I just got my hair braided by four little girls. I took pictures of it, but I look so silly I don't want to post them..lol.
The girls thought it was hysterical. I normally don't let the little kids play with my hair because they always pull on it, but I gave in today. They love fixing it and brushing it. I guess because it feels different then their hair.
My health has been so much better the last two days. My attitude has improved greatly too. Thank you Jesus for getting me out of that rut!
Last week was honestly one of the hardest weeks of my life. I was sick and tired and I felt like I had no one to turn to. Everything around me is different.
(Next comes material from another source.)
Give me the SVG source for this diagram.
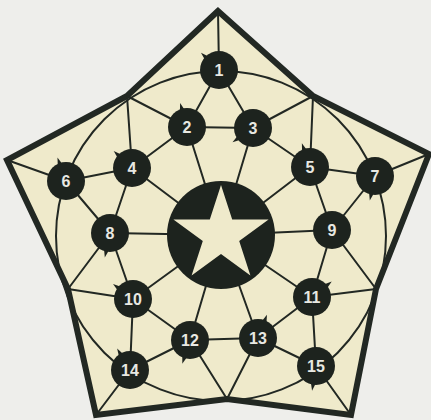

I felt like I was living on another planet. But then I realized Jesus was not different. No matter where I go or what changes He always stays the same. He's the same now as he was at the very beginning of creation. Last week, that thought gave me so much comfort.
I feel like I'm closer to Him now. When I had no one else to lean on. When I had no one else to cry to I went to God. I asked for courage and comfort and protection, but mostly I just sat quietly and told him I loved him. I told him I needed him. I told him I trusted him. After that I was comforted. He pulled me up out of the sour mood I was in and now I have twice as much strength to keep going. I have twice as much passion for my work. I have twice as much patience with my children. I'm finally at the place now that I have energy after school to tutor extra children. I'm starting to develop a routine now, and it feels like every things running a lot smoother.
There is no way I could be doing any of this if it wasn't for the strength God has given to me. All the glory goes to Him. Last week if I wouldn't have ended up on my knees I would have ended up on a plane home. I didn't give up though. I looked towards God for help, and just like always He came through.